Difficult science made even more difficult
It's kind of a neat topic, really how do some creatures live in very hot water near underwater volcanoes? How do others live in the salty brine of the Dead Sea? Or in the ice pack of the Antarctic?
Michael Gross' new book looks at these creatures extremophiles at also examines how modern medicine and industry might make use of the adaptations they have developed to survive.
But if this is intended as a popular science book, Gross misses the mark by a wide margin.
Gross' book is full of very technically sophisticated explanations that go right over the head of even fairly well-educated folks who don't happen to be specialists in protein splicing. Gross makes an effort and sets aside some of the more difficult concepts in their own boxed-off sections that the reader can skip (a la the computer "Dummies" books), but even the main narrative is awfully damn tough reading:
"Francine B. Perler and her co-workers at New England Biolabs constructed an artificial self-splicing system around the intein of Pyrococcus DNA polymerase by putting the gene for a maltose binding protein in front of it (a so-called N-extein, since it as at the amino-, or N-terminal end of the sequence) and a paramyosin gene behind it (a C-extein, for carboxy-terminal)."
I challenge you to find a non-doctoral student who can read the above passage and understand it.
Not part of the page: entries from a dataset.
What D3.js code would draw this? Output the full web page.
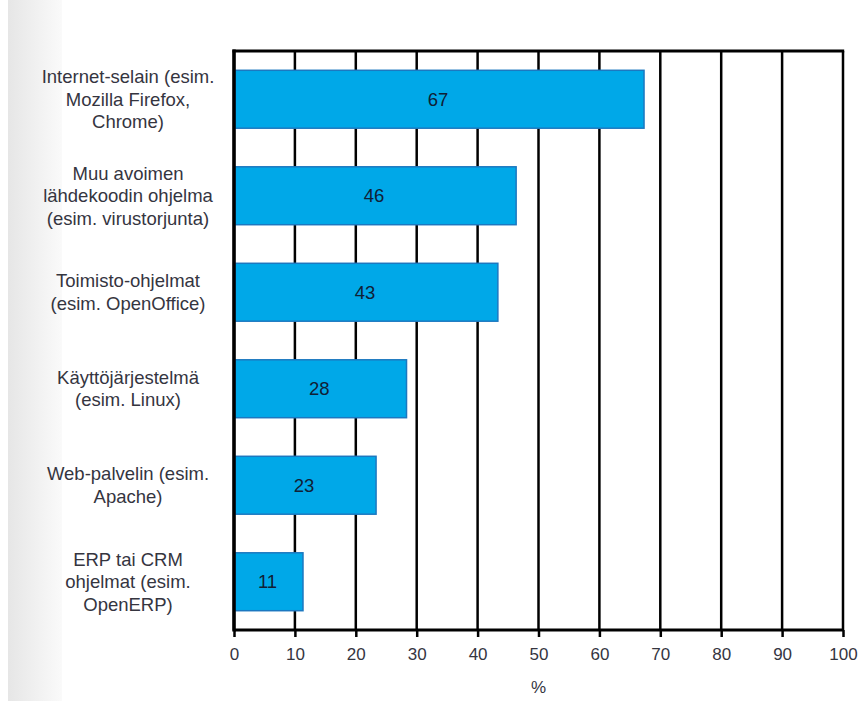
<!DOCTYPE html>
<html>
<head>
<meta charset="utf-8">
<script src="https://cdn.jsdelivr.net/npm/d3@7"></script>
<style>
  html, body { margin: 0; padding: 0; background: #fff; }
  svg { display: block; font-family: "Liberation Sans", Arial, sans-serif; }
</style>
</head>
<body>
<svg id="chart" width="861" height="701"></svg>
<script>
// Open-source software usage (%), one bar per category
const categories = [
  ["Internet-selain (esim.", "Mozilla Firefox,", "Chrome)"],
  ["Muu avoimen", "lähdekoodin ohjelma", "(esim. virustorjunta)"],
  ["Toimisto-ohjelmat", "(esim. OpenOffice)"],
  ["Käyttöjärjestelmä", "(esim. Linux)"],
  ["Web-palvelin (esim.", "Apache)"],
  ["ERP tai CRM", "ohjelmat (esim.", "OpenERP)"]
];
const values = [67, 46, 43, 28, 23, 11];
const xTicks = [0, 10, 20, 30, 40, 50, 60, 70, 80, 90, 100];
const axisTitle = "%";

const svg = d3.select("#chart");
const W = 861, H = 701;
const margin = { left: 234, right: 18, top: 51, bottom: 71 };
const plotW = W - margin.left - margin.right;
const plotH = H - margin.top - margin.bottom;

// soft grey strip along the left edge
const defs = svg.append("defs");
const grad = defs.append("linearGradient").attr("id", "strip").attr("x1", 0).attr("x2", 1);
grad.append("stop").attr("offset", 0).attr("stop-color", "#e6e6e6");
grad.append("stop").attr("offset", 0.5).attr("stop-color", "#f0f0f0");
grad.append("stop").attr("offset", 1).attr("stop-color", "#fafafa");
svg.append("rect").attr("x", 8).attr("y", 0).attr("width", 54).attr("height", H).attr("fill", "url(#strip)");

const x = d3.scaleLinear().domain([0, 100]).range([0, plotW]);
const y = d3.scaleBand().domain(d3.range(categories.length)).range([0, plotH]).paddingInner(0.4).paddingOuter(0.2);

const g = svg.append("g").attr("transform", `translate(${margin.left},${margin.top})`);

// vertical gridlines
g.selectAll("line.grid").data(xTicks).join("line")
  .attr("class", "grid")
  .attr("x1", d => x(d)).attr("x2", d => x(d))
  .attr("y1", 0).attr("y2", plotH)
  .attr("stroke", "#000").attr("stroke-width", 2.5);

// top border
g.append("line").attr("x1", -1.5).attr("x2", plotW + 1.2).attr("y1", 0).attr("y2", 0)
  .attr("stroke", "#000").attr("stroke-width", 3);

// bars
g.selectAll("rect.bar").data(values).join("rect")
  .attr("class", "bar")
  .attr("x", x(0) + 1)
  .attr("y", (d, i) => y(i))
  .attr("width", d => x(d) - x(0) + 1)
  .attr("height", y.bandwidth())
  .attr("fill", "#00a8e8")
  .attr("stroke", "#1c78c0")
  .attr("stroke-width", 1.5);

// value labels
g.selectAll("text.val").data(values).join("text")
  .attr("class", "val")
  .attr("x", d => (x(0) + x(d)) / 2)
  .attr("y", (d, i) => y(i) + y.bandwidth() / 2)
  .attr("dy", "0.35em")
  .attr("text-anchor", "middle")
  .attr("font-size", 18.5)
  .attr("fill", "#102035")
  .text(d => d);

// left axis line (drawn over bars)
g.append("line").attr("x1", 0).attr("x2", 0).attr("y1", -1.5).attr("y2", plotH + 1.5)
  .attr("stroke", "#000").attr("stroke-width", 3.5);

// category labels
const labelCx = -106;
categories.forEach((lines, i) => {
  const cy = y(i) + y.bandwidth() / 2;
  const lh = 22.5;
  const t = g.append("text")
    .attr("text-anchor", "middle")
    .attr("font-size", 18.5)
    .attr("fill", "#35353f");
  lines.forEach((ln, j) => {
    t.append("tspan")
      .attr("x", labelCx)
      .attr("y", cy + (j - (lines.length - 1) / 2) * lh)
      .attr("dy", "0.35em")
      .text(ln);
  });
});

// bottom axis
const xAxis = d3.axisBottom(x).tickValues(xTicks).tickSize(7).tickPadding(11).tickFormat(d3.format("d"));
const ax = g.append("g").attr("transform", `translate(0,${plotH})`).call(xAxis);
ax.select(".domain").attr("stroke", "#000").attr("stroke-width", 3).attr("d", `M0,0H${plotW}`);
ax.selectAll(".tick line").attr("stroke", "#000").attr("stroke-width", 2.5);
ax.selectAll(".tick text").attr("font-size", 17).attr("fill", "#35353f")
  .attr("font-family", "'Liberation Sans', Arial, sans-serif");

// axis title
g.append("text")
  .attr("x", x(50)).attr("y", plotH + 63)
  .attr("text-anchor", "middle")
  .attr("font-size", 17)
  .attr("fill", "#35353f")
  .text(axisTitle);
</script>
</body>
</html>
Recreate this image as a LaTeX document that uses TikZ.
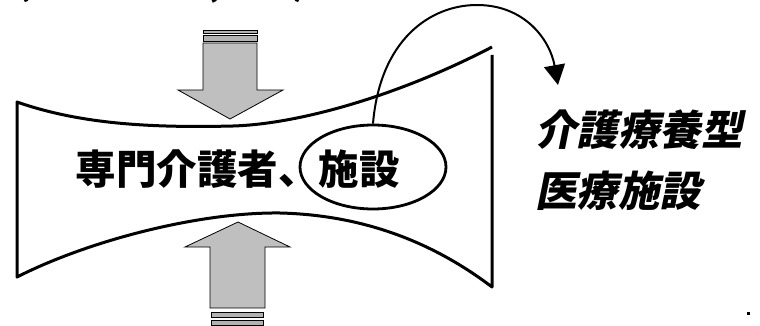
\documentclass[tikz,border=0pt]{standalone}
\usepackage{fontspec}
\newfontfamily\cjk{Noto Sans CJK JP}
\newfontfamily\cjksl{Noto Sans CJK JP}[FakeSlant=0.2]
\usetikzlibrary{shapes.geometric,arrows.meta}
\tikzset{
  bigarrow/.style={fill=gray!50, draw=black, line width=0.8pt},
  stripe/.style={fill=gray!60, draw=black, line width=0.8pt},
  banner/.style={line width=3pt, line join=round},
  maintext/.style={font=\cjk\bfseries\fontsize{40.5}{44}\selectfont, inner sep=0pt, anchor=base},
  sidetext/.style={font=\cjksl\bfseries\fontsize{41.5}{44}\selectfont, inner sep=0pt, anchor=base west},
  toptext/.style={font=\cjk\bfseries\fontsize{30}{34}\selectfont, inner sep=0pt, anchor=base west},
}
\begin{document}
\begin{tikzpicture}[x=1pt,y=-1pt]
\useasboundingbox (0,0) rectangle (760,326);
\begin{scope}
\clip (0,0) rectangle (760,326);
% clipped caption at the very top
\node[toptext] (cap) at (18,-3.5) {(介護保険白書,2003)};
% top arrow (pointing down)
\path[stripe] (203,30) rectangle (257,33);
\path[stripe] (203,35) rectangle (257,41);
\path[bigarrow] (203,43) -- (257,43) -- (257,90) -- (283,90) -- (230,119) -- (178,90) -- (203,90) -- cycle;
% bottom arrow (pointing up)
\path[bigarrow] (210,308) -- (265,308) -- (265,247) -- (290,247) -- (238,222) -- (185,247) -- (210,247) -- cycle;
\path[stripe] (211,312) rectangle (263,317);
\path[stripe] (211,320) rectangle (263,325);
\end{scope}
% banner shape
\draw[banner] (492,47) .. controls (400,95) and (300,124) .. (233,126)
  .. controls (150,128) and (80,124) .. (17,102) -- (17,277)
  .. controls (90,240) and (200,212) .. (280,213)
  .. controls (360,215) and (430,240) .. (492,287) -- (492,55);
% texts
\node[maintext] (main) at (237.5,184) {専門介護者、施設};
\node[draw, ellipse, line width=2.8pt, minimum width=146pt, minimum height=84pt, inner sep=0pt] (ell) at (373,167) {};
\coordinate (tip) at (558,85);
\draw[line width=2pt, -{Triangle[width=21pt,length=20pt]}] (ell.north)
  .. controls (380,40) and (430,5) .. (477,5)
  .. controls (525,5) and (550,40) .. (tip);
\node[sidetext] (t1) at (535,146) {介護療養型};
\node[sidetext] (t2) at (535,206) {医療施設};
\fill (747,312) rectangle (749.5,314.5);
\end{tikzpicture}
\end{document}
And much of the book a good 40 percent of the narrative, I'd venture is of a similar denseness.
Which is too bad, because what sense was made of this book came out pretty interesting. It is no surprise that life's adaptations to various environmental extremes are varied, ingenious and, well, NEAT. Most of the extremophilic life forms here are single-cell organisms, and so their adaptations are, of necessity, at a molecular level: Changing the proteins of their surface membrane to keep certain poisons out, for instance.
Maybe there simply is no way to write a book about molecular biology that a lay audience can grasp. Still, I think if someone like Carl Sagan tackled this same topic, it would have been far more accessible and the 40 percent that goes over most of our heads now would no doubt be as interesting as the portions we can already understand.